St. Joseph, St. Stephen, St. Peter, and Sacred Heart will “remain ‘subsidiary or secondary’ churches that should be open for prayer at the reasonable discretion of the Pastor” and for celebrating weddings, funerals, and Masses marking the churches’ anniversaries of dedication and patronal feasts unless or until a separate canonical process changes the buildings’ designated uses, according to the letter.

“It will be up to the pastoral leaders and parishioners of the newly formed parish to determine the future” of those churches, “considering the input of the respective church’s former parishioners,” the bishop wrote.

Father John Canorro offers his homily at the first weekend liturgy of Christ the Good Shepherd Parish in Oswego July 6, 2019. Bishop Douglas J. Lucia will reappoint him as pastor of the parish. (Sun photo | Chuck Wainwright)
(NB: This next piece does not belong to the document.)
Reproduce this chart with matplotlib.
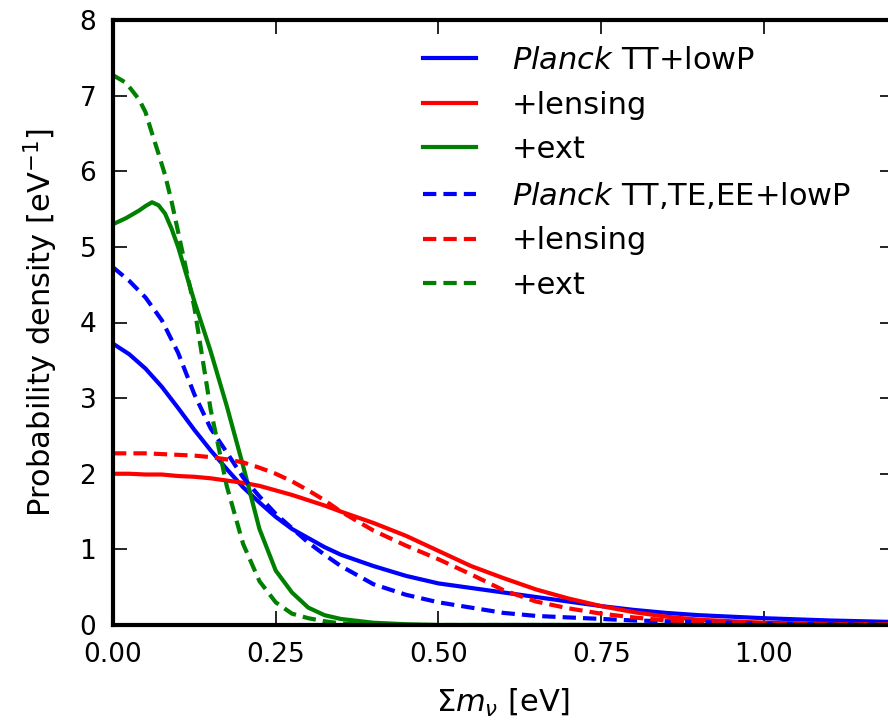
import matplotlib
matplotlib.use("Agg")
import matplotlib.pyplot as plt

# shared grid of sum of neutrino masses [eV]
mnu = [0.0, 0.025, 0.05, 0.075, 0.1, 0.125, 0.15, 0.175, 0.2, 0.225, 0.25,
       0.275, 0.3, 0.325, 0.35, 0.4, 0.45, 0.5, 0.55, 0.6, 0.65, 0.7, 0.75,
       0.8, 0.85, 0.9, 1.0, 1.1, 1.2]

tt_lowp = [3.72, 3.58, 3.39, 3.15, 2.87, 2.58, 2.31, 2.06, 1.82, 1.62, 1.43,
           1.27, 1.15, 1.03, 0.93, 0.78, 0.65, 0.55, 0.49, 0.43, 0.37, 0.31, 0.25,
           0.2, 0.16, 0.13, 0.09, 0.06, 0.04]
tt_lens = [2.0, 2.0, 1.99, 1.99, 1.97, 1.96, 1.94, 1.91, 1.88, 1.84, 1.78,
           1.72, 1.65, 1.58, 1.5, 1.35, 1.18, 0.98, 0.78, 0.62, 0.47, 0.35, 0.25,
           0.17, 0.11, 0.07, 0.03, 0.015, 0.01]
all_lowp = [4.73, 4.55, 4.33, 4.03, 3.6, 3.05, 2.6, 2.28, 1.95, 1.7, 1.47,
            1.28, 1.09, 0.93, 0.78, 0.54, 0.4, 0.3, 0.23, 0.16, 0.12, 0.1, 0.08,
            0.06, 0.05, 0.04, 0.02, 0.01, 0.01]
all_lens = [2.27, 2.27, 2.27, 2.26, 2.25, 2.24, 2.22, 2.19, 2.15, 2.08, 2.0,
            1.9, 1.78, 1.65, 1.5, 1.25, 1.05, 0.87, 0.67, 0.46, 0.31, 0.22, 0.15,
            0.1, 0.06, 0.04, 0.02, 0.01, 0.005]

# finer grid for the steep "+ext" curves
mnu_ext = [0.0, 0.02, 0.04, 0.05, 0.06, 0.07, 0.08, 0.09, 0.1, 0.125, 0.15,
           0.175, 0.2, 0.225, 0.25, 0.275, 0.3, 0.325, 0.35, 0.4, 0.45, 0.5, 1.2]
tt_ext = [5.3, 5.38, 5.48, 5.54, 5.59, 5.55, 5.44, 5.24, 5.0, 4.28, 3.62,
          2.89, 2.1, 1.27, 0.72, 0.43, 0.23, 0.13, 0.08, 0.03, 0.01, 0.0, 0.0]
all_ext = [7.27, 7.17, 6.95, 6.78, 6.5, 6.23, 5.95, 5.6, 5.2, 4.2, 2.85,
           1.83, 1.07, 0.58, 0.3, 0.15, 0.09, 0.05, 0.02, 0.0, 0.0, 0.0, 0.0]

labels = [r"$\mathit{Planck}$ TT+lowP", "+lensing", "+ext",
          r"$\mathit{Planck}$ TT,TE,EE+lowP", "+lensing", "+ext"]
colors = ["#0000ff", "#ff0000", "#008000"]
xticks = [0.0, 0.25, 0.5, 0.75, 1.0]
yticks = [0, 1, 2, 3, 4, 5, 6, 7, 8]

plt.rcParams['font.family'] = ['DejaVu Sans']
plt.rcParams['mathtext.fontset'] = 'dejavusans'

W, H = 888, 724
fig = plt.figure(figsize=(W / 100, H / 100), dpi=100)
ax = fig.add_axes([113 / W, 1 - 625 / H, (894 - 113) / W, (625 - 20) / H])

solid = [(mnu, tt_lowp), (mnu, tt_lens), (mnu_ext, tt_ext)]
dashed = [(mnu, all_lowp), (mnu, all_lens), (mnu_ext, all_ext)]
lines = []
for (xs, ys), c, lab in zip(solid, colors, labels[:3]):
    l, = ax.plot(xs, ys, color=c, lw=3, label=lab, solid_joinstyle='round')
    lines.append(l)
for (xs, ys), c, lab in zip(dashed, colors, labels[3:]):
    l, = ax.plot(xs, ys, color=c, lw=3, ls=(0, (3.2, 1.7)), label=lab)
    lines.append(l)

ax.set_xlim(0, 1.2)
ax.set_ylim(0, 8)
ax.set_xticks(xticks)
ax.set_xticklabels([f"{v:.2f}" for v in xticks])
ax.set_yticks(yticks)
for s in ax.spines.values():
    s.set_linewidth(3)
ax.tick_params(direction='in', length=10, width=1.2, top=True, right=True,
               labelsize=19, pad=12)

ax.set_ylabel(r"Probability density [eV$^{-1}$]", fontsize=22, labelpad=14)
ax.set_xlabel(r"$\Sigma m_\nu$ [eV]", fontsize=22, labelpad=14)

ax.legend(handles=lines, loc='upper left', frameon=False,
          bbox_to_anchor=(423 / W, 1 - 46 / H), bbox_transform=fig.transFigure,
          borderpad=0, borderaxespad=0, fontsize=22,
          handlelength=1.75, handletextpad=1.15, labelspacing=0.51)

fig.savefig("out.png", dpi=100)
With his decrees, Bishop Lucia has appointed Father John Canorro as pastor of Christ the Good Shepherd and Father George Wurz, formerly administrator of St. Peter’s and Sacred Heart, as a senior priest of CTGS. “Senior priest” is a designation given to honor priests who have faithfully served their parishes but who cannot be given the title of emeritus because they did not previously have the title of pastor, the bishop told the Sun.

“The consolidation of St. Peter’s Church and Sacred Heart Church, Scriba into the new parish may occur over a period of time” under Father Canorro’s direction, according to the letter. This time “gives both Father Canorro and Father Wurz the opportunity to work out the best transition,” Bishop Lucia told the Sun.

 

Next steps

The decrees establishing Christ the Good Shepherd Parish and St. Mary’s Oratory have been sent to the Congregation of the Clergy in Rome as the bishop’s response to the submitted appeal. (They are also linked in the story above, and will be available at syrdio.org and christthegoodshepherd.org.) “Anyone feeling aggrieved” by the decrees has until May 31 to ask the bishop in writing to revoke or amend them; after that, a period of 30 days for appeal to the Congregation of the Clergy begins.

Bishop Lucia said the review process has been in one way “the living out of my thesis — that I wrote for my licentiate in canon law — about consultation…. I’ve been able to put into practice something I wrote over 20 years ago.”

The experience has also been “a wonderful time for me to meet people and to really understand my role as trying to be a bridge builder.

“I love the people of Oswego, I love the town,” he said, and with Pentecost approaching May 31, he hopes that the decisions will bring “a new birth for them, a new beginning.”